“That’s not writing, that’s typing”
-Truman Capote on Jack Kerouac’s On the Road (1957)
Writers and readers alike are taught to be dubious of first drafts. “The first draft of anything,” Ernest Hemingway said, “is sh*t.” By that same reflex, many seem to find themselves wary of anything written too quickly. Detractors of National Novel Writing Month tend to express their disapproval by way of this wariness. They intimate, or sometimes say outright, that nothing of value could possibly be written that quickly.
It’s likely that many of these detractors already do not like Jack Kerouac. Kerouac, of course, is famous for having written his iconic road trip novel On the Road over the course of a mere three weeks in 1951, allegedly implementing a 120 foot long continuous roll of paper in order to maximally expedite his simultaneous typing and composition. Though Kerouac’s work was hugely influential, it was met with as much derision as praise, and many are quick to blame his practice of “spontaneous prose” for his perceived failings as a writer. Though Kerouac feels the brunt of the backlash from those who decry his lightning-fast writing (whether on the merits of the method or the writing), there are a number of writers and books to which the concept of “spontaneous prose” may be applied, some of them more surprising than others. Sir Arthur Conan Doyle, for instance, wrote his classic Sherlock Holmes novel A Study in Scarlet (1887) during a span of only three weeks. Conan Doyle’s style might be said to be quite the opposite of Kerouac’s—Apollo to the Beat Writer’s Dionysus.
Moving toward those with even more unimpeachable literary statuses, we find that Fyodor Dostoevsky’s The Gambler (1868) was written in less than a month, though the circumstances were somewhat extraordinary. In order to pay off the gambling debt on which the novel was based, the famous Russian novelist agreed to produce a novel before November 1, 1886—just a month after the date of the agreement—or he would cede publishing rights to his novel for the following nine years. For his part, William Faulkner earns an honorable mention on this list. His tour de force 1930 novel As I Lay Dying was composed between midnight and four AM over the course of six weeks and published largely unedited.

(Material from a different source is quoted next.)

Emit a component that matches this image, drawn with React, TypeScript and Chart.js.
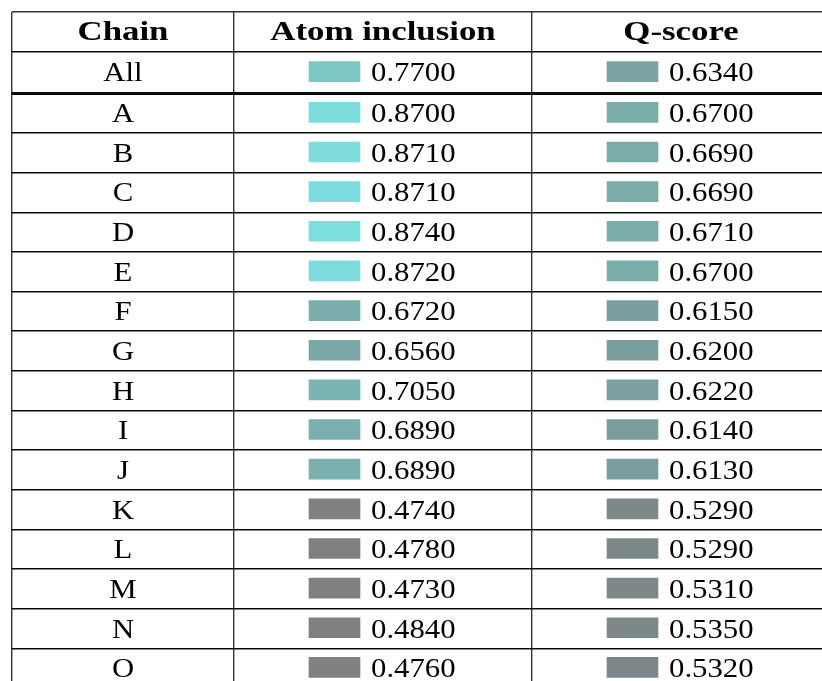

Though the list of “spontaneous prose” writers has already proved long and wide-reaching, it may yet surprise some that Kazuo Ishiguro, who is widely considered to be one the most important British novelists of the past fifty years, wrote his classic novel The Remains of the Day (1989) in a span of just four weeks. If this, more than the others listed above, is a surprise, it may be because the novel—which follows old-world English butler Stevens in his attempt to cope with the postwar decay of the aristocracy—is one that dwells significantly on poise and propriety. More than anything, it is difficult to imagine a character like Stevens, who is reserved and proper, an expert at being unobtrusive, being created in a Keruoac-esque fever of prose writing. Such a proper novel seems to warrant a proper method: a gentle course of writing and editing spread out over a span of years.
Nonetheless, it was precisely this wild and harried sort of “spontaneous prose” that led to the creation of the beloved novel. Though the writer produced his other works, like A Pale View of the Hills (1982) and An Artist of the Floating World (1986), in less dizzying time frames, he acquiesced to his wife, Lorna, who insisted that the work would only get underway in the manner of what they called “the crash,” during which Ishiguro would write 9 in the morning to 10:30 at night for four weeks. While Ishiguro had expected to encounter diminishing returns writing for so many hours, he ultimately found that the strategy suited him. And who could possibly argue with the results?
Though Ishiguro found great success with his ‘crash,’ he did note later on that he had done a significant amount of research before he embarked on it. He had been pondering the form of the novel for some time, and had read the biographies of a few English butlers in preparation. Does this diminish the effect of his “spontaneous prose,” or enhance it? For comparison, it’s worth noting that while Jack Kerouac’s On the Road took mere weeks to write, the autobiographical material on which he based had been given life in his own actions and thoughts over the course of the years that preceded it. These novels may, on the surface, appear to take less than a month, but there is a sense in which each book has taken the author’s entire life to create.